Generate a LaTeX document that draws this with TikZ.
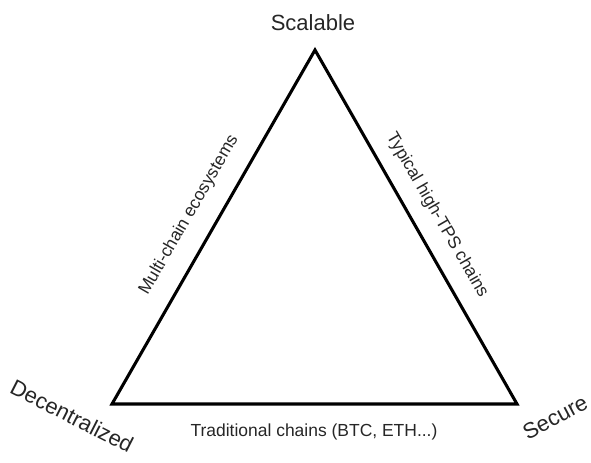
\documentclass[tikz,border=0pt]{standalone}
\usepackage{fontspec}
\setmainfont{Liberation Sans}
\begin{document}
\begin{tikzpicture}[x=0.75pt,y=0.75pt,
  vertexlabel/.style={inner sep=0pt,font=\fontsize{16.5}{19}\selectfont,text=black!85},
  sidelabel/.style={inner sep=0pt,font=\fontsize{13.1}{15}\selectfont,text=black!85},
  edge/.style={line width=2.3pt,line join=miter}]
\useasboundingbox (0,0) rectangle (591,462);
\coordinate (top) at (315,412);
\coordinate (bl) at (112,58);
\coordinate (br) at (517,58);
\draw[edge] (top) -- (br) -- (bl) -- cycle;
\node[vertexlabel] (scal) at (313,439) {Scalable};
\node[vertexlabel,rotate=-27] (dec) at (72,46) {Decentralized};
\node[vertexlabel,rotate=28] (sec) at (555,45) {Secure};
\node[sidelabel,rotate=60] (multi) at (189,247) {Multi-chain ecosystems};
\node[sidelabel,rotate=-60] (tps) at (437,247) {Typical high-TPS chains};
\node[sidelabel] (trad) at (314,30) {Traditional chains (BTC, ETH...)};
\end{tikzpicture}
\end{document}
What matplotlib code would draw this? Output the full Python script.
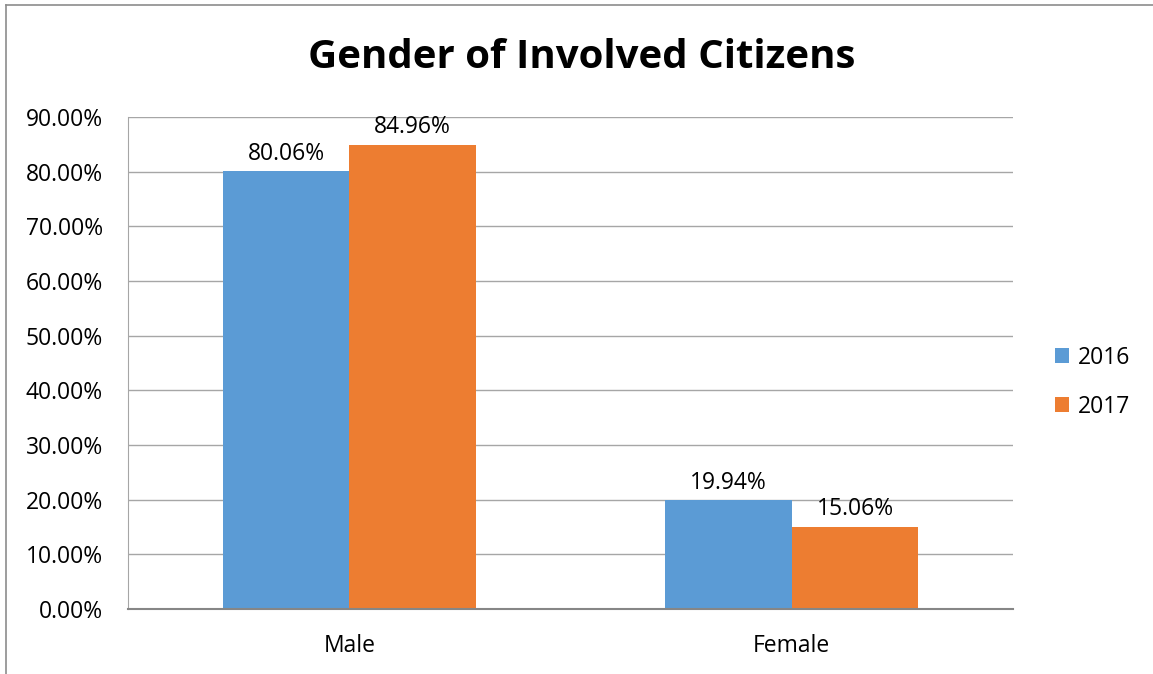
#!/usr/bin/env python3

import numpy as np
import matplotlib.pyplot as plt
from matplotlib.lines import Line2D

categories = ['Male', 'Female']
years = ['2016', '2017']
values_2016 = [0.8006, 0.1994]
values_2017 = [0.8496, 0.1506]
y_ticks = [0.0, 0.1, 0.2, 0.3, 0.4, 0.5, 0.6, 0.7, 0.8, 0.9]

def main():
    plt.rcParams['font.family'] = ['Open Sans', 'DejaVu Sans']
    fig = plt.figure(figsize=(11.53, 6.74), dpi=100)
    ax = fig.add_axes([128/1153, 65/674, 885/1153, 492/674])

    x = np.arange(len(categories))
    w = 0.286
    colors = ['#5B9BD5', '#ED7D31']
    series = [values_2016, values_2017]
    for i, vals in enumerate(series):
        pos = x + (i - 0.5) * w
        bars = ax.bar(pos, vals, w, color=colors[i], label=years[i], zorder=2)
        for b, v in zip(bars, vals):
            ax.text(b.get_x() + b.get_width()/2, v + 0.01, '%.2f%%' % (v*100),
                    ha='center', va='bottom', fontsize=16.5, color='#000000')

    ax.set_xlim(-0.5, 1.5)
    ax.set_ylim(0, 0.9)
    ax.set_yticks(y_ticks)
    ax.set_yticklabels(['%.2f%%' % (t*100) for t in y_ticks], fontsize=16.5)
    ax.set_xticks(x)
    ax.set_xticklabels(categories, fontsize=16.5)
    ax.tick_params(length=0)
    ax.tick_params(axis='y', pad=18)
    ax.tick_params(axis='x', pad=18)
    ax.grid(axis='y', color='#A6A6A6', linewidth=1, zorder=0)
    for s in ['top', 'right']:
        ax.spines[s].set_visible(False)
    ax.spines['left'].set_color('#A6A6A6')
    ax.spines['bottom'].set_color('#868686')
    ax.spines['bottom'].set_linewidth(1.5)

    fig.text(582/1153, 1 - 57/674, 'Gender of Involved Citizens', ha='center', va='center',
             fontsize=29, fontweight='bold')

    ax.legend(loc='center left', bbox_to_anchor=(1.024, 0.461), frameon=False,
              fontsize=16.5, handlelength=0.6, handleheight=0.6, handletextpad=0.4,
              labelspacing=1.1)

    # chart border (left and top edges visible)
    fig.add_artist(Line2D([6/1153, 6/1153], [0, 1 - 5/674], transform=fig.transFigure,
                          color='#8C8C8C', linewidth=1.2))
    fig.add_artist(Line2D([6/1153, 1], [1 - 5/674, 1 - 5/674], transform=fig.transFigure,
                          color='#8C8C8C', linewidth=1.2))

    fig.savefig('out.png', dpi=100)

if __name__ == '__main__':
    main()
********************
→ **THE REQUEST**
Starting at the line containing "What matplotlib code" and ending at the line containing "ax = fig.add_axes([128/1153, 65/674, 885/1153, 492/674])", copy those lines exactly, both included, and nothing more. Leave out any picture.

→ **EXPECTED ANSWER**
What matplotlib code would draw this? Output the full Python script.
#!/usr/bin/env python3

import numpy as np
import matplotlib.pyplot as plt
from matplotlib.lines import Line2D

categories = ['Male', 'Female']
years = ['2016', '2017']
values_2016 = [0.8006, 0.1994]
values_2017 = [0.8496, 0.1506]
y_ticks = [0.0, 0.1, 0.2, 0.3, 0.4, 0.5, 0.6, 0.7, 0.8, 0.9]

def main():
    plt.rcParams['font.family'] = ['Open Sans', 'DejaVu Sans']
    fig = plt.figure(figsize=(11.53, 6.74), dpi=100)
    ax = fig.add_axes([128/1153, 65/674, 885/1153, 492/674])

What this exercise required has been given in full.